An Interview with Red River Rising
Red River Rising is a Canadian Premier League supporters' group based in Winnipeg. Thanks to the members of the group for shedding light on their mission to grow the game of soccer in Winnipeg & the group's journey so far.
Q: Tell us about the origins of Red River Rising & your mission for soccer in Winnipeg.
R: Red River Rising began in December 2016, as other supporters’ groups were slowing gaining steam in Canada (especially in Hamilton & Halifax). We initially created Twitter & Facebook pages to gauge interest in a Winnipeg Supporters’ group and then a meetup event was set for January 2017. That’s when it really kicked off!
It was a modest group, 8 of us in total, but we shared a common belief – that the prospect of having a local team to sing and cheer for would turn into a reality. Since then, we’ve had modest growth. We also held contests to develop the group’s name (Red River Rising), and a logo, which would honor our city and provincial heritage. We’ve also developed a scarf, website, social media, and gone out to a few community events as we gear towards an eventual 2019 kickoff. Our mission for soccer in Winnipeg is to not only grow the game, but also engage people in developing a culture that is unique to city. With our mission, we aim to be:
- The loudest voice for the Winnipeg professional soccer team
- The lasting image of Winnipeg supporters
- The leaders in supporting our community and our team
Q: Along with Hamilton, Winnipeg has been a key player in the approval of the Canadian Premier League. How was the anticipation behind the scenes leading up to the big announcement last May?
R: The anticipation behind the scenes has been quite exciting. We heard rumblings, rumors, and read blogs about Winnipeg not only getting a team in the league but also about the ownership group (i.e. The Winnipeg Blue Bombers).
A lot of people in the soccer community are very excited. They know the importance of the league and the team, as well, they understand the need for a development pathway for Canadian players and how that will translate to sustained improved performance on the world stage. Everyone we talk to outside of the group is receptive, excited, and sees how popular soccer is around the world. They understand how important the Canadian Women's team has been to the nation during the last two Olympics. That helps with the excitement that will be generated by another professional club in the city.

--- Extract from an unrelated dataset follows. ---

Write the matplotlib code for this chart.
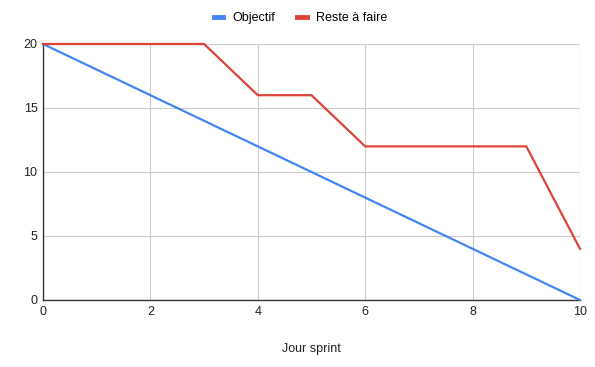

When the Canadian Premier League was announced last May, with Winnipeg being one of two founding members (Hamilton the other), we were all quite excited. Every soccer fan was probably checking their social media accounts consistently, with the overflowing of news that day.
Q: What are the moves your group is making in preparation for a professional soccer team in Winnipeg?
R: Some of the moves we’ve been making in anticipation for professional soccer’s return to River City include, working with the Winnipeg Blue Bombers in developing lasting relationships, upgrading and updating our online presence so we can provide our current and potential supporters’ group members a professional up-to-date experience, and showing how important the supporters' group is to our community.
We’re also looking to engage the community more in the upcoming months by hosting more events, and having a presence at Winnipeg Blue Bomber games this summer. We’re working with the Blue Bombers, who are new to soccer supporters’ culture, to help them understand what we can bring to the stadium.
Q: What are some challenges that have come with what you’re doing so far?
R: There have been some challenges like trying to keep and maintain momentum when there’s been limited CanPL news since the announcement last May. It’s hard to engage new people when there’s only a limited number of announcements to go around in the media and a stream of rumors about the league. This city has been bitten before by two other failed professional soccer attempts with Winnipeg Fury from 1987 to 1993, and the Canadian Major Indoor Soccer League from 2007 to 2011. This has naturally created some skepticism among soccer fans.
We've seen it before in Winnipeg with the Fury, the Jets, and the Winnipeg Alliance indoor team. People in Winnipeg are hesitant to jump in before everything is announced. So, we don't have a huge turnout when we have our monthly pub nights. Also, while our online following is great, we haven't seen that translate to a lot of people who come out to lend their voices. We think once the league starts announcing more teams and providing more information closer to kickoff, you’ll see more excitement for the Canadian Premier League and Red River Rising, heading into 2019.
Q: Describe in detail what it would mean for the city when CanPL finally becomes a reality on the field in 2019?
R: Having the Canadian Premier League launch in 2019 and seeing the first kickoff at Investors Group Field will be the ultimate culmination of long waits, debates, hard work, and will truly reflect an evolving shift within the Winnipeg sporting culture. We'd love to see a full house for the home opener next year - about 30,000 fans - in the stadium cheering for the club. Red River Rising will be there, marching to the match, singing, standing, banging our drums and waving our flags. We’ll lead the atmosphere and it’ll be jubilation for us to welcome a professional team full of Winnipeg and Canadian players. The city will be proud to call the team its own!